Ma il resoconto cinese non menziona le minacce atomiche russe. Un funzionario statunitense ha riferito che anche il premier cinese Li Keqiang (l’altro ieri al vertice dei paesi dell’Asia orientale, ndr) «ha posto chiaramente l’accento sulla sovranità, sull’irresponsabilità delle minacce nucleari, sulla necessità di garantire che le armi nucleari non vengano utilizzate nel modo in cui alcuni hanno suggerito».

Secondo l’anonimo ma loquace funzionario, nonostante la partnership “senza limiti” sottoscritta da Xi e Putin, esiste «innegabilmente un certo disagio a Pechino per ciò che abbiamo visto in termini di retorica sconsiderata e attività da parte della Russia. Penso che sia anche innegabile che la Cina sia probabilmente sorpresa e anche un po’ imbarazzata dalla condotta delle operazioni militari russe».

Resta il fatto che la quasi-alleanza tra Pechino e Mosca è cementata soprattutto dal comune timore dei due regimi nei confronti degli Stati Uniti. Secondo l’agenzia Xinhua, «Biden ha ribadito che una Cina stabile e prospera è un bene per gli Stati Uniti e per il mondo, affermando che gli Stati Uniti rispettano il sistema cinese e non cercano di cambiarlo».

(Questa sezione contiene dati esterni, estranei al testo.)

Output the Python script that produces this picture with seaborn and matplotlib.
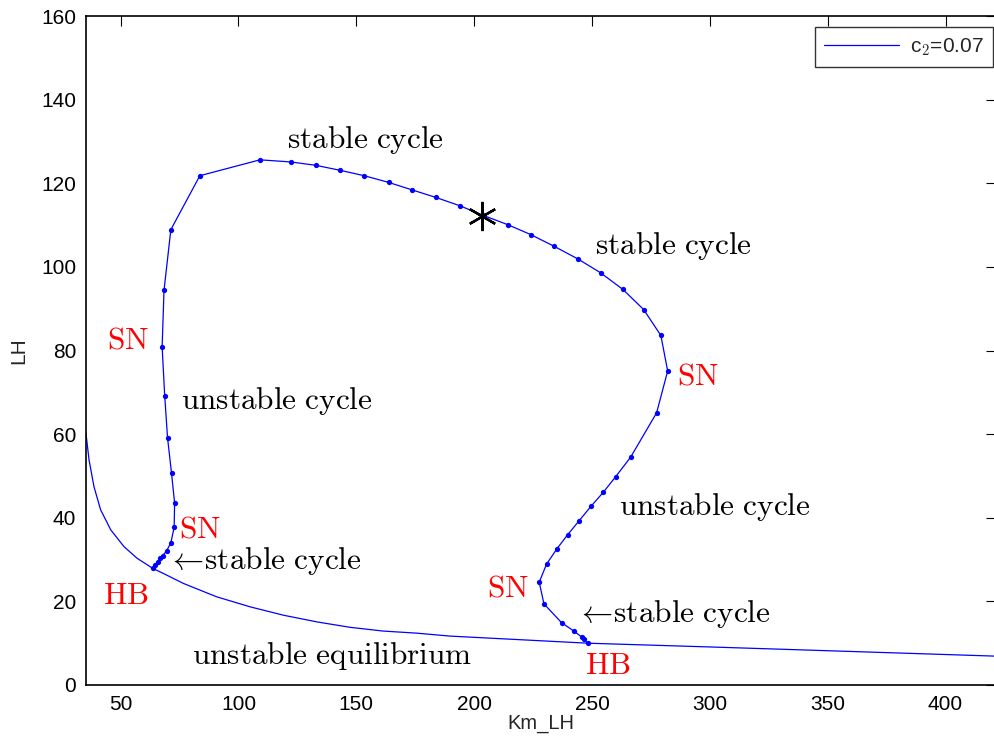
import matplotlib
matplotlib.use("Agg")
import matplotlib.pyplot as plt
import seaborn as sns
import pandas as pd

# ---- data ----
cycle_km = [63.6, 64.6, 65.7, 66.7, 67.8, 69.5, 71.3, 72.7, 72.9, 71.6, 69.9, 68.7,
            67.6, 68.4, 71.3, 83.6, 109.1, 122.1, 132.7, 143.1, 153.4, 163.7, 173.7,
            183.8, 194.0, 203.9, 214.2, 224.1, 234.0, 244.0, 253.6, 263.1, 271.9, 279.2,
            282.1, 277.4, 266.4, 260.0, 254.8, 249.5, 244.4, 239.6, 235.0, 230.7,
            227.6, 229.6, 237.1, 242.3, 245.8, 246.6, 248.1]
cycle_lh = [27.9, 28.7, 29.5, 30.3, 30.9, 32.1, 34.0, 37.7, 43.5, 50.6, 59.1, 69.1,
            80.9, 94.4, 108.9, 121.8, 125.6, 125.1, 124.3, 123.1, 121.8, 120.2, 118.4,
            116.6, 114.6, 112.3, 110.1, 107.7, 104.9, 101.9, 98.6, 94.6, 89.8, 83.6,
            75.1, 65.1, 54.5, 49.8, 46.1, 42.7, 39.2, 35.9, 32.5, 28.9,
            24.6, 19.4, 14.9, 12.9, 11.4, 11.0, 10.0]

equil_km = [35.2, 36.6, 38.7, 41.5, 45.8, 51.4, 57.0, 63.6, 68.4, 76.6, 90.7, 104.9,
            119.0, 133.2, 147.3, 161.4, 175.6, 189.7, 248.1, 300.0, 350.0, 421.4]
equil_lh = [60.6, 53.8, 47.4, 41.9, 37.1, 33.1, 30.3, 27.9, 26.6, 24.3, 21.1, 18.7,
            16.7, 15.1, 13.8, 12.9, 12.4, 11.7, 10.0, 9.1, 8.2, 6.9]

star_km = [203.2]
star_lh = [112.2]

labels = [r"$\mathrm{stable\ cycle}$", r"$\mathrm{stable\ cycle}$", r"$\mathrm{SN}$",
          r"$\mathrm{unstable\ cycle}$", r"$\mathrm{SN}$", r"$\mathrm{unstable\ cycle}$",
          r"$\mathrm{SN}$", r"$\leftarrow\!\mathrm{stable\ cycle}$", r"$\mathrm{HB}$",
          r"$\mathrm{SN}$", r"$\leftarrow\!\mathrm{stable\ cycle}$",
          r"$\mathrm{unstable\ equilibrium}$", r"$\mathrm{HB}$"]
label_x = [153.9, 284.7, 53.1, 116.1, 294.9, 302.1, 83.6, 110.8, 52.2, 214.3, 284.5, 139.9, 256.5]
label_y = [130.4, 105.0, 82.5, 67.9, 73.9, 42.6, 37.1, 29.7, 21.3, 23.0, 17.0, 6.9, 4.5]
label_colors = ["black", "black", "red", "black", "red", "black", "red", "black", "red",
                "red", "black", "black", "red"]

x_ticks = [50, 100, 150, 200, 250, 300, 350, 400]
y_ticks = [0, 20, 40, 60, 80, 100, 120, 140, 160]

# ---- plotting ----
sns.set_style("white")
plt.rcParams["font.family"] = ["Liberation Sans", "DejaVu Sans"]
plt.rcParams["mathtext.fontset"] = "cm"

fig = plt.figure(figsize=(9.95, 7.37), dpi=100)
ax = fig.add_axes([86 / 995, 52 / 737, 910 / 995, 669 / 737])

cyc = pd.DataFrame({"Km_LH": cycle_km, "LH": cycle_lh})
eq = pd.DataFrame({"Km_LH": equil_km, "LH": equil_lh})

sns.lineplot(data=eq, x="Km_LH", y="LH", sort=False, estimator=None, color="#0000ff",
             lw=0.9, ax=ax, label=r"c$_{\mathsf{2}}$=0.07")
sns.lineplot(data=cyc, x="Km_LH", y="LH", sort=False, estimator=None, color="#0000ff",
             lw=0.9, marker="o", markersize=3.8, markeredgewidth=0, ax=ax)
ax.plot(star_km, star_lh, marker=(6, 2, 0), markersize=21, color="black",
        markeredgewidth=1.7, linestyle="none")

for t, x, y, c in zip(labels, label_x, label_y, label_colors):
    ax.text(x, y, t, color=c, fontsize=22.5, ha="center", va="center")

ax.set_xlim(35.3, 421.4)
ax.set_ylim(0, 160)
ax.set_xticks(x_ticks)
ax.set_yticks(y_ticks)
ax.tick_params(direction="in", length=7, width=0.8, top=True, right=True,
               labelsize=15, colors="black", pad=7)
for s in ax.spines.values():
    s.set_visible(True)
    s.set_color("black")
    s.set_linewidth(1.2)

ax.set_xlabel("Km_LH", fontsize=14.5, labelpad=0)
ax.set_ylabel("LH", fontsize=15, labelpad=9)

leg = ax.legend(loc="upper right", bbox_to_anchor=(993 / 995, 1 - 27 / 737),
                bbox_transform=fig.transFigure, fontsize=15, frameon=True,
                fancybox=False, edgecolor="black", borderaxespad=0,
                handlelength=3.6, borderpad=0.45, handletextpad=0.5)
leg.get_frame().set_linewidth(1.0)

fig.savefig("out.png", dpi=100)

Come preannunciato, nessun comunicato congiunto. Al contrario, Pechino e Washington hanno diramato resoconti a tratti (come nel caso dell’Ucraina) diversi, a beneficio delle rispettive opinioni pubbliche.

Ma entrambi i governi hanno manifestato la volontà di far ripartire il dialogo, ricominciando a lavorare insieme su una serie di questioni globali, a partire dai cambiamenti climatici.